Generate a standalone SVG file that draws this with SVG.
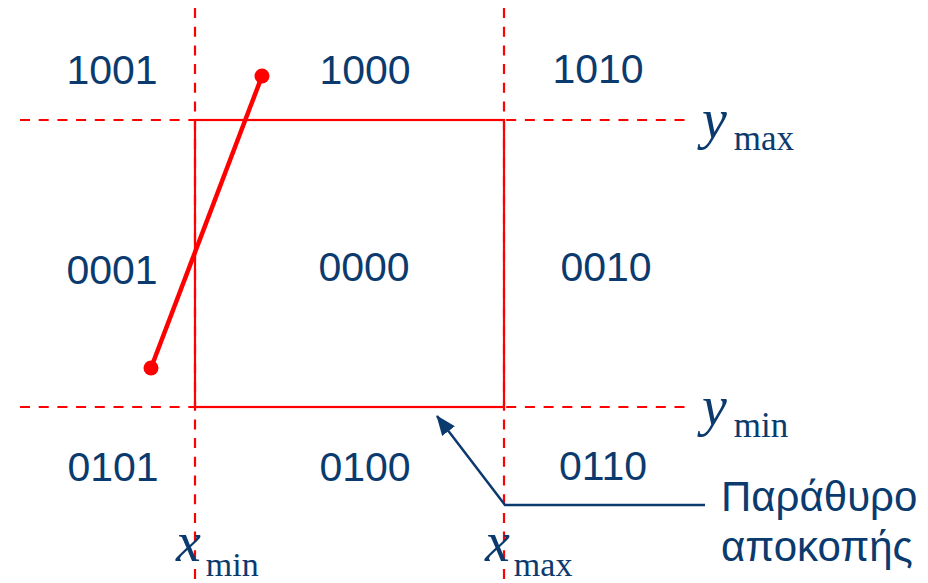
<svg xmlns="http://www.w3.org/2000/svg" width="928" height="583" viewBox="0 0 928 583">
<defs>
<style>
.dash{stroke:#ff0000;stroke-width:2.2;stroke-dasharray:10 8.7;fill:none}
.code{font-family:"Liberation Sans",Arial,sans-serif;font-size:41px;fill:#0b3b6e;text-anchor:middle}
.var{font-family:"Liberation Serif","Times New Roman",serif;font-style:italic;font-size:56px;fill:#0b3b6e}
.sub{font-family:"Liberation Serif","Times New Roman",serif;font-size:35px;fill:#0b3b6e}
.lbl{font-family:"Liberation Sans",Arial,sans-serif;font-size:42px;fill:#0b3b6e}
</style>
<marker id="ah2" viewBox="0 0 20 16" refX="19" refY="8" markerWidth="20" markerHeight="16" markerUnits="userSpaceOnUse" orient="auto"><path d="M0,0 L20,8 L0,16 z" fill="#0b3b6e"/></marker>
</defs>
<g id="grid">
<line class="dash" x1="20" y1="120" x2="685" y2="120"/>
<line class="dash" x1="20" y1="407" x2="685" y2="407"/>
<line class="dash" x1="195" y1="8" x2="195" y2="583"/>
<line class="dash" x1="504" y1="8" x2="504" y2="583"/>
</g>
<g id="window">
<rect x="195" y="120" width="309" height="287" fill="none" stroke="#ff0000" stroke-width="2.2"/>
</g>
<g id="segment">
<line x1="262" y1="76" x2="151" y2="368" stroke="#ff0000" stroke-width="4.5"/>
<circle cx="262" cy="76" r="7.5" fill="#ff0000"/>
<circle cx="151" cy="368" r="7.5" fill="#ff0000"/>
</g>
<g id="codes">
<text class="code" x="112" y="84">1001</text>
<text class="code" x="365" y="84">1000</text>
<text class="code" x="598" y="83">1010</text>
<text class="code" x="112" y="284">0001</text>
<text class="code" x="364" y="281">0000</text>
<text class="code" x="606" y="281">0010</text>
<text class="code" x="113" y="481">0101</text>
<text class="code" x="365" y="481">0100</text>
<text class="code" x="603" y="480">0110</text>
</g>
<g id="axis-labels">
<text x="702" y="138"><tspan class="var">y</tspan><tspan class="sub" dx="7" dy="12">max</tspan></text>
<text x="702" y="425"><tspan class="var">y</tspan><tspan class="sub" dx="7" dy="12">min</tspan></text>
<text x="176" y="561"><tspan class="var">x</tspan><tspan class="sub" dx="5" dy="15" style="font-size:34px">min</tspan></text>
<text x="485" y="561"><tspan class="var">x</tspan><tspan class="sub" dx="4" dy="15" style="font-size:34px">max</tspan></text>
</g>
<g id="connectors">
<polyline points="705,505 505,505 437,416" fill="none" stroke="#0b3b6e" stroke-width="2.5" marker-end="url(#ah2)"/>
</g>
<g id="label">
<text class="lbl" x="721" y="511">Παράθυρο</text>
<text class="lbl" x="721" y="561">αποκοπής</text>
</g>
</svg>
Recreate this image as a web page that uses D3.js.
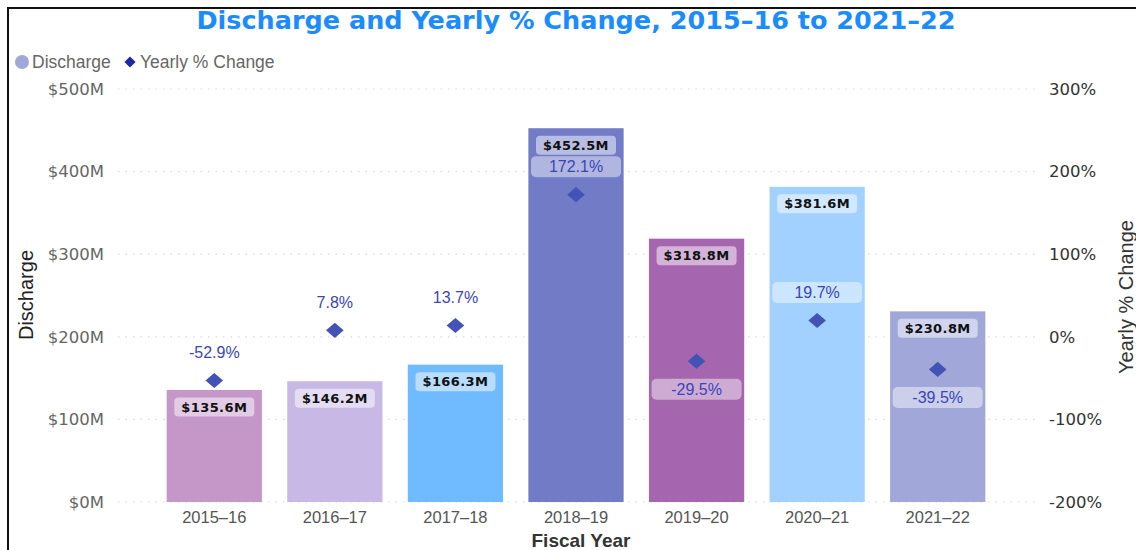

_ _ _

▶ _WRITTEN TASK_
Write out each line of the data exactly; the images should be left out.

▶ _OUTPUT_
Generate a standalone SVG file that draws this with SVG.
<svg xmlns="http://www.w3.org/2000/svg" width="928" height="583" viewBox="0 0 928 583">
<defs>
<style>
.dash{stroke:#ff0000;stroke-width:2.2;stroke-dasharray:10 8.7;fill:none}
.code{font-family:"Liberation Sans",Arial,sans-serif;font-size:41px;fill:#0b3b6e;text-anchor:middle}
.var{font-family:"Liberation Serif","Times New Roman",serif;font-style:italic;font-size:56px;fill:#0b3b6e}
.sub{font-family:"Liberation Serif","Times New Roman",serif;font-size:35px;fill:#0b3b6e}
.lbl{font-family:"Liberation Sans",Arial,sans-serif;font-size:42px;fill:#0b3b6e}
</style>
<marker id="ah2" viewBox="0 0 20 16" refX="19" refY="8" markerWidth="20" markerHeight="16" markerUnits="userSpaceOnUse" orient="auto"><path d="M0,0 L20,8 L0,16 z" fill="#0b3b6e"/></marker>
</defs>
<g id="grid">
<line class="dash" x1="20" y1="120" x2="685" y2="120"/>
<line class="dash" x1="20" y1="407" x2="685" y2="407"/>
<line class="dash" x1="195" y1="8" x2="195" y2="583"/>
<line class="dash" x1="504" y1="8" x2="504" y2="583"/>
</g>
<g id="window">
<rect x="195" y="120" width="309" height="287" fill="none" stroke="#ff0000" stroke-width="2.2"/>
</g>
<g id="segment">
<line x1="262" y1="76" x2="151" y2="368" stroke="#ff0000" stroke-width="4.5"/>
<circle cx="262" cy="76" r="7.5" fill="#ff0000"/>
<circle cx="151" cy="368" r="7.5" fill="#ff0000"/>
</g>
<g id="codes">
<text class="code" x="112" y="84">1001</text>
<text class="code" x="365" y="84">1000</text>
<text class="code" x="598" y="83">1010</text>
<text class="code" x="112" y="284">0001</text>
<text class="code" x="364" y="281">0000</text>
<text class="code" x="606" y="281">0010</text>
<text class="code" x="113" y="481">0101</text>
<text class="code" x="365" y="481">0100</text>
<text class="code" x="603" y="480">0110</text>
</g>
<g id="axis-labels">
<text x="702" y="138"><tspan class="var">y</tspan><tspan class="sub" dx="7" dy="12">max</tspan></text>
<text x="702" y="425"><tspan class="var">y</tspan><tspan class="sub" dx="7" dy="12">min</tspan></text>
<text x="176" y="561"><tspan class="var">x</tspan><tspan class="sub" dx="5" dy="15" style="font-size:34px">min</tspan></text>
<text x="485" y="561"><tspan class="var">x</tspan><tspan class="sub" dx="4" dy="15" style="font-size:34px">max</tspan></text>
</g>
<g id="connectors">
<polyline points="705,505 505,505 437,416" fill="none" stroke="#0b3b6e" stroke-width="2.5" marker-end="url(#ah2)"/>
</g>
<g id="label">
<text class="lbl" x="721" y="511">Παράθυρο</text>
<text class="lbl" x="721" y="561">αποκοπής</text>
</g>
</svg>
Recreate this image as a web page that uses D3.js.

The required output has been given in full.